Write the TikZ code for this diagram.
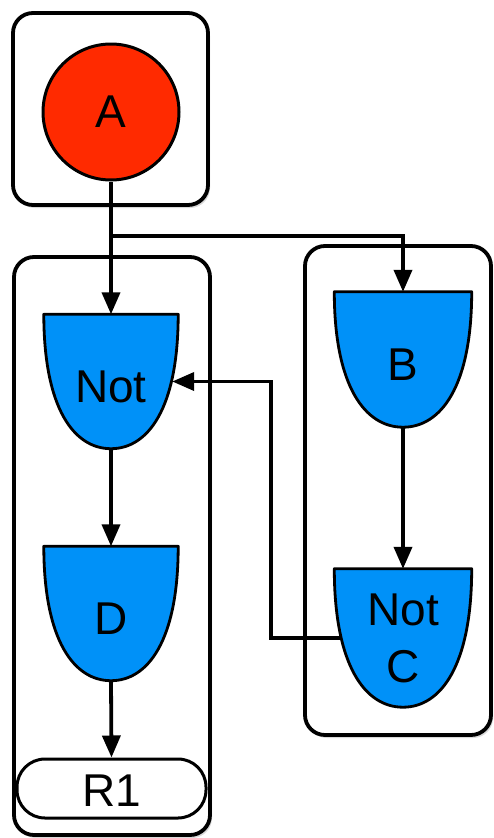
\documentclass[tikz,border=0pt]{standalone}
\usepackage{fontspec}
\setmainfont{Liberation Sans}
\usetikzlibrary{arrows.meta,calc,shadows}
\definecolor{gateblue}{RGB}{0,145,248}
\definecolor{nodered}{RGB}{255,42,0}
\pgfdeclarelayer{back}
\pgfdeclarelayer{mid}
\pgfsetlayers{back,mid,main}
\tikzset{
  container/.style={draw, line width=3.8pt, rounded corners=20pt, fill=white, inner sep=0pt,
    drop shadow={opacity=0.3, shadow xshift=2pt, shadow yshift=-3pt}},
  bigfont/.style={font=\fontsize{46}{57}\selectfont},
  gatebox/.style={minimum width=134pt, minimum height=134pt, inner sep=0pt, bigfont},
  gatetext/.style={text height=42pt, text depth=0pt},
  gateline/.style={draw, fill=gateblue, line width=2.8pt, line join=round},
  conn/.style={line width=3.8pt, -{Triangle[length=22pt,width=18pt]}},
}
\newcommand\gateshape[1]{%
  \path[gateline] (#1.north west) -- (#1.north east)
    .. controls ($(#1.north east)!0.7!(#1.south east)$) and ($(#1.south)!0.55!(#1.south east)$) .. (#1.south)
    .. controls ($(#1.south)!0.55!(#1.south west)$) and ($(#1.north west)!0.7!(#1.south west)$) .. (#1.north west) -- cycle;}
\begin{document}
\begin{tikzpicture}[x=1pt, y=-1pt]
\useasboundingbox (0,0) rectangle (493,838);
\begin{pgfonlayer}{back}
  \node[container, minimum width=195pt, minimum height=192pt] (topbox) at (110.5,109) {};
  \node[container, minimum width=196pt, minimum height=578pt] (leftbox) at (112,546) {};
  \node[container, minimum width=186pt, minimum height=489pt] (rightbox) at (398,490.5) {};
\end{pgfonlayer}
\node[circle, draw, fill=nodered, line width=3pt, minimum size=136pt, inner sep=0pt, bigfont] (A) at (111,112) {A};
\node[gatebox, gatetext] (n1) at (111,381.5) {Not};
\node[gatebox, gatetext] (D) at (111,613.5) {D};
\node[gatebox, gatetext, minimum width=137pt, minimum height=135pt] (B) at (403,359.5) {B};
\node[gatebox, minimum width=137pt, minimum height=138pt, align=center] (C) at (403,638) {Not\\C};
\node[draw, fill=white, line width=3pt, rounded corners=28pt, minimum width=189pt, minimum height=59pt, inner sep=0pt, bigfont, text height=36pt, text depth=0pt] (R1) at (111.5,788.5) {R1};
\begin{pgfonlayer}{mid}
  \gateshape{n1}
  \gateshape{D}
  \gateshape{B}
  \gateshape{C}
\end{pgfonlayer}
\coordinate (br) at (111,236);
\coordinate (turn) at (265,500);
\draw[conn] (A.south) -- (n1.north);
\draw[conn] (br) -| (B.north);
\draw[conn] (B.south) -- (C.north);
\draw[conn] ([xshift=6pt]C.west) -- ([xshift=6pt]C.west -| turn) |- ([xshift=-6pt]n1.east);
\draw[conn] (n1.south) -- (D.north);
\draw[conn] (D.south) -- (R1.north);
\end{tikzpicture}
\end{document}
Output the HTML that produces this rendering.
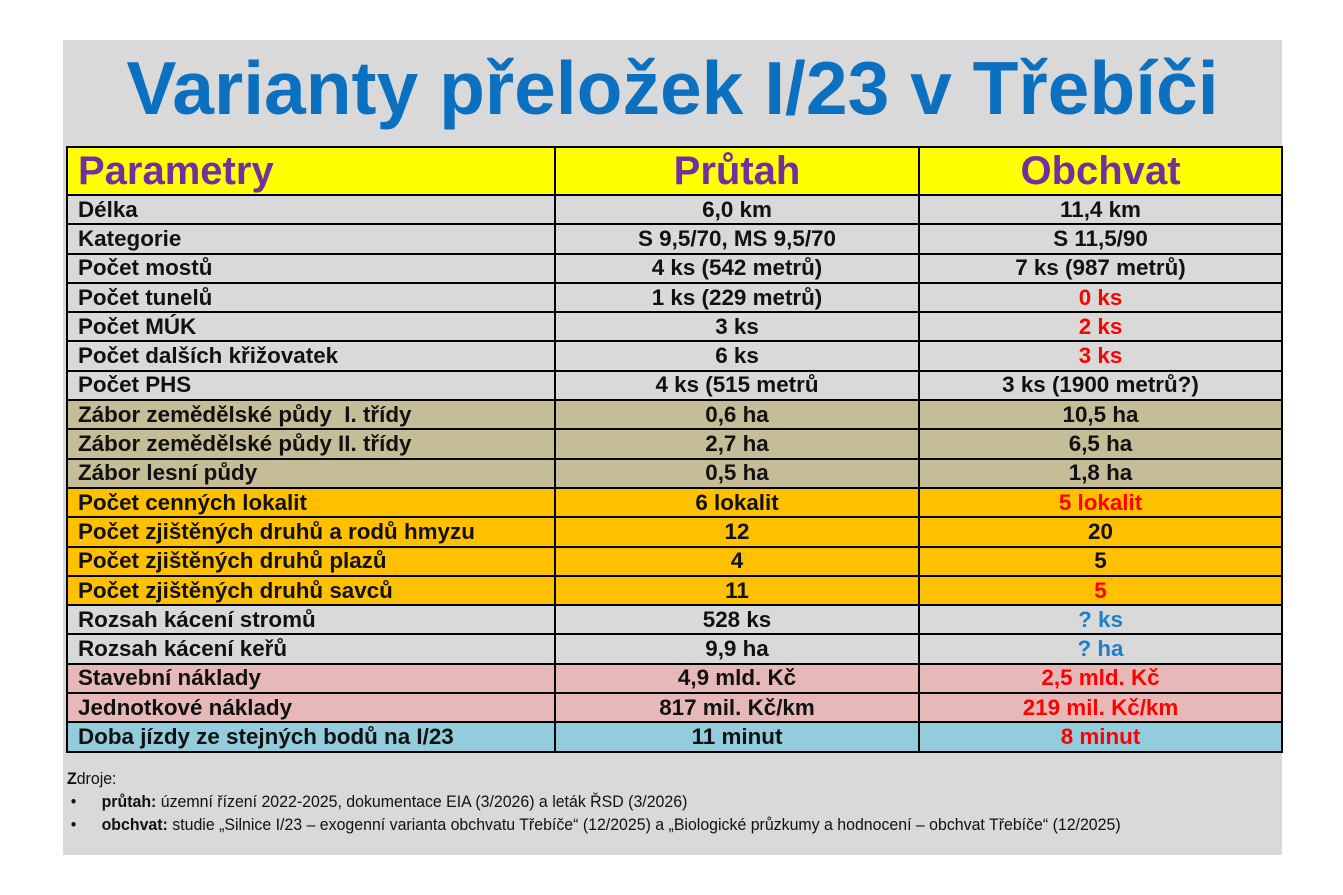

● SET EXERCISE
Count the lines in the records above that contain the word "this", and give only that number.

● EXERCISE RESPONSE
2